Mask genuinely dynamic regions, but do not mask broad sections simply to make the test green. That turns visual testing into screenshot decoration.
Stability in Cypress still depends on application-aware waits
The tool does not eliminate the need to understand the interface.
Even with automatic retry behavior, a Cypress test can become unreliable when it selects an element that is about to be replaced, uses a forced click to bypass a real usability problem, or waits on a network alias that does not represent the final UI state.
This guide to stable Cypress tests is useful because it focuses on the habits behind stability rather than only syntax.
The most reliable tests tend to:
- Select elements by durable intent.
- Avoid arbitrary sleeps.
- Assert the state that matters to users.
- Control test data explicitly.
- Observe requests without assuming that one request completes the whole workflow.
- Treat detached elements as a rendering signal, not merely a runner inconvenience.
- Keep each test focused enough that failures remain understandable.
A forced action should be rare. When automation has to bypass visibility, overlap, or actionability checks, the test may be hiding a real frontend defect.
Build a state matrix before writing the test
For a complex component, list the important states first.
Consider a search panel:
| Dimension | Example states |
|---|---|
| Data | loading, results, empty, error |
| Rendering | server HTML, hydrating, interactive |
| Layout | desktop, tablet, mobile |
| Interaction | mouse, keyboard, touch |
| Overlay | closed, open, nested dialog |
| Scroll | top, sticky header active, snapped section |
| Network | fast, delayed, failed, retried |
You do not need to test every mathematical combination. The matrix helps identify the combinations most likely to expose bugs.
For example, “mobile + sticky header + open portaled modal + virtual keyboard” is much more informative than running the same happy path at six arbitrary widths.
Final thought
Modern frontend automation is not primarily a selector problem.

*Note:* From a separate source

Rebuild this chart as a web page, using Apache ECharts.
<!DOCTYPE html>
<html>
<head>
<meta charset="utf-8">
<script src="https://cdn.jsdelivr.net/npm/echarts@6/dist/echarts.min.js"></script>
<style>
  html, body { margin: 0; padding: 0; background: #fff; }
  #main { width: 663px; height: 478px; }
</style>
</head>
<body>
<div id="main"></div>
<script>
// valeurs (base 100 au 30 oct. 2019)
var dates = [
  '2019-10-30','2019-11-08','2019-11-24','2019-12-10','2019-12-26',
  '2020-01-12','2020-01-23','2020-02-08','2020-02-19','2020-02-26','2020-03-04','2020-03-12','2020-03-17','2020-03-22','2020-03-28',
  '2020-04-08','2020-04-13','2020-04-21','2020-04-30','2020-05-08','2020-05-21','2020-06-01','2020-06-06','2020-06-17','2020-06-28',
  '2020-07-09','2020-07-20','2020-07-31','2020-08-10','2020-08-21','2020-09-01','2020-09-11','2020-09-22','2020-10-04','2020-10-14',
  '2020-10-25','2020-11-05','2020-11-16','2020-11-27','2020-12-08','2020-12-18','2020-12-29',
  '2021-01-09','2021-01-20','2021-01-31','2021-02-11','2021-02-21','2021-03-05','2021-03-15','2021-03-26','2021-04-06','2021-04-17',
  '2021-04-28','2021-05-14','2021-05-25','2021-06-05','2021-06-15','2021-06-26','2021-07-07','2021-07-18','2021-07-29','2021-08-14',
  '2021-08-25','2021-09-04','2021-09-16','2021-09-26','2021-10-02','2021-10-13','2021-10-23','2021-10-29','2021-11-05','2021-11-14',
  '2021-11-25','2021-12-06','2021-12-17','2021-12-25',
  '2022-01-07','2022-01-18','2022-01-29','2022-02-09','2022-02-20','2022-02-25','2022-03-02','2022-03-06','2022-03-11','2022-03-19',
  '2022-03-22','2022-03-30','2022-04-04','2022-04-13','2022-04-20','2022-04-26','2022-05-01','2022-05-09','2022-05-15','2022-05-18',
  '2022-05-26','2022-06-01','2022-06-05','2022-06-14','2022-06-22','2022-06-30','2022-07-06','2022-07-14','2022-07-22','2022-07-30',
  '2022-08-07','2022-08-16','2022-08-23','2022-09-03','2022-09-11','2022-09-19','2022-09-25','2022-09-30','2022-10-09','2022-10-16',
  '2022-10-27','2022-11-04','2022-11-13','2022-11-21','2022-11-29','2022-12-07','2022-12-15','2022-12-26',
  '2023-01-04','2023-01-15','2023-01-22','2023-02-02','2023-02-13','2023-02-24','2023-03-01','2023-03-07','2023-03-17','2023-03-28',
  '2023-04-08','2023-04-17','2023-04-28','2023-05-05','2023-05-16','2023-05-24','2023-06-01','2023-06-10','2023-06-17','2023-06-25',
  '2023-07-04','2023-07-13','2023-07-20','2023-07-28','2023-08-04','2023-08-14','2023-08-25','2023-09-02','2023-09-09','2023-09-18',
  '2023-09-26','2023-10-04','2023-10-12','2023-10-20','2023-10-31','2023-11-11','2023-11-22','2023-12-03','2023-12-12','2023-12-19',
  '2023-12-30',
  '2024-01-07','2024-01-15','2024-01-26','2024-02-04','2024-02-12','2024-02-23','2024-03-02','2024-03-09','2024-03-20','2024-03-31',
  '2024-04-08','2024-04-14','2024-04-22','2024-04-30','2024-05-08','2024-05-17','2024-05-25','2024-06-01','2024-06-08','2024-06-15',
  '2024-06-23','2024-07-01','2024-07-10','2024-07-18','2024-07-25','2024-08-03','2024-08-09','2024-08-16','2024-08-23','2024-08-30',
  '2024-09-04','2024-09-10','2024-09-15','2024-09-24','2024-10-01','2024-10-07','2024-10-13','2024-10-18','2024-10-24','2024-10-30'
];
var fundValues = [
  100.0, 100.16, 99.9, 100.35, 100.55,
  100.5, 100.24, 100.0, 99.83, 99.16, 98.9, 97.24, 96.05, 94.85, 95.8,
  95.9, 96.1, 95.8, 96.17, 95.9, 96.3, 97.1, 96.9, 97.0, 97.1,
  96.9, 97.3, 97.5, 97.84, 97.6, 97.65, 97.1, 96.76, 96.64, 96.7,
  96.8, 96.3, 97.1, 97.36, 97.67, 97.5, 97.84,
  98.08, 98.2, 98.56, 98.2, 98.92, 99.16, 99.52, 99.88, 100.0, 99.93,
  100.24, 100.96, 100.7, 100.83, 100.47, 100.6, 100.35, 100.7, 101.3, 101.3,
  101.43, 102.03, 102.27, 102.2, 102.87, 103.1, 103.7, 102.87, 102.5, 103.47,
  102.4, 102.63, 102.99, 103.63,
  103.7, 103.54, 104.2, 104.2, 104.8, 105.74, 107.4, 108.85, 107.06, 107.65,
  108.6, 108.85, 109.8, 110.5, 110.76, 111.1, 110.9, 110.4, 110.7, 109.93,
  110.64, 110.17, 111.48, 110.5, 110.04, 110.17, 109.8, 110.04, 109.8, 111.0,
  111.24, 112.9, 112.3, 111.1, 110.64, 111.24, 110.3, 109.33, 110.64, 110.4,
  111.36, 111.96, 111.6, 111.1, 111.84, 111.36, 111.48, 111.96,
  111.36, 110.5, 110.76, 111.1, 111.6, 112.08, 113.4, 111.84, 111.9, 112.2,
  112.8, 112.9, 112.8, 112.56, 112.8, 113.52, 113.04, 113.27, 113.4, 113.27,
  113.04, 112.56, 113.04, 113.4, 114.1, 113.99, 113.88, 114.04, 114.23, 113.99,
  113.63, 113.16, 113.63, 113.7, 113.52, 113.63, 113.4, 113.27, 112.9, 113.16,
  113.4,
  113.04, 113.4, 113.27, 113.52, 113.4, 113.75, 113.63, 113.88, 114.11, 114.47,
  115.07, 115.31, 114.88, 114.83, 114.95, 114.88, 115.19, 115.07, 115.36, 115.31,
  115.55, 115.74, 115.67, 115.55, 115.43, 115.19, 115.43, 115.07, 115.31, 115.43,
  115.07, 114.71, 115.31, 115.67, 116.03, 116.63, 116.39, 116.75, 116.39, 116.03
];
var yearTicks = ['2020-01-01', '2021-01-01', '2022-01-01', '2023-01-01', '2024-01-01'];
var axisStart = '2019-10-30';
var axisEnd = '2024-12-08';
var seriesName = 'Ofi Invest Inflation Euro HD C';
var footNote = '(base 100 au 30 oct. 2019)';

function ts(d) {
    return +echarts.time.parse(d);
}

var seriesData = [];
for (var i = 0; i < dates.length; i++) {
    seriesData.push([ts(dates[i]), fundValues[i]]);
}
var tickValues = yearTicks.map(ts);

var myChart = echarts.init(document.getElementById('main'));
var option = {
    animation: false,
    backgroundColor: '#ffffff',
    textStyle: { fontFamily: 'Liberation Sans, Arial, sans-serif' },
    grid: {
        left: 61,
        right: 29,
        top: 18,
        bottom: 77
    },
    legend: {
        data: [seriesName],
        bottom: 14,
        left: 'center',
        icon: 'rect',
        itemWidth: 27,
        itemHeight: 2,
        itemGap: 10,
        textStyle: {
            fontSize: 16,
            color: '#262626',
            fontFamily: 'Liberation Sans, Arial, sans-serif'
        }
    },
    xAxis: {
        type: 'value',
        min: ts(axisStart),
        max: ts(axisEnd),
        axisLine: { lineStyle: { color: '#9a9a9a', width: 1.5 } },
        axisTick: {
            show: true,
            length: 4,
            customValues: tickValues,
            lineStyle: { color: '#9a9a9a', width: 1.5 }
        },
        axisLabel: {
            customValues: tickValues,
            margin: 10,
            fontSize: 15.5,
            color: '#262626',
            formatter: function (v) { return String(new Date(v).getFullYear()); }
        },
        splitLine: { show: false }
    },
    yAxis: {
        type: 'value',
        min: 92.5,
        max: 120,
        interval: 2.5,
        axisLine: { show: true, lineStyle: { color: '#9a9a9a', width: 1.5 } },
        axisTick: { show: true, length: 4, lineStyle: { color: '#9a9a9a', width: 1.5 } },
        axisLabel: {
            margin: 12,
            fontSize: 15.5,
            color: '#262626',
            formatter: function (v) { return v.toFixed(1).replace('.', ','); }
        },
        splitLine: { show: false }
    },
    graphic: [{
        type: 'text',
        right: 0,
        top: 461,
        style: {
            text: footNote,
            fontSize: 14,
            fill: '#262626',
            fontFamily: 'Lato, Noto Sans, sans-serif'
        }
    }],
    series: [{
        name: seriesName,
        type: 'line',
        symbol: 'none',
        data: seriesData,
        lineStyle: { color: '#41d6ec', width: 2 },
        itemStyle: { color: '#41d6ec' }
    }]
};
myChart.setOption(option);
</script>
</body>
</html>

It is a synchronization problem, a state-modeling problem, and increasingly a geometry problem. The browser may contain the correct node while presenting the wrong experience. The page may look complete while hydration is still replacing controls. A visual diff may be large even though the change is harmless—or tiny even though a sticky header blocks the main action.
The strongest tests connect DOM state with real user-visible behavior. They verify not only that an element exists, but that it is stable, reachable, correctly positioned, and meaningful at the moment the user needs it.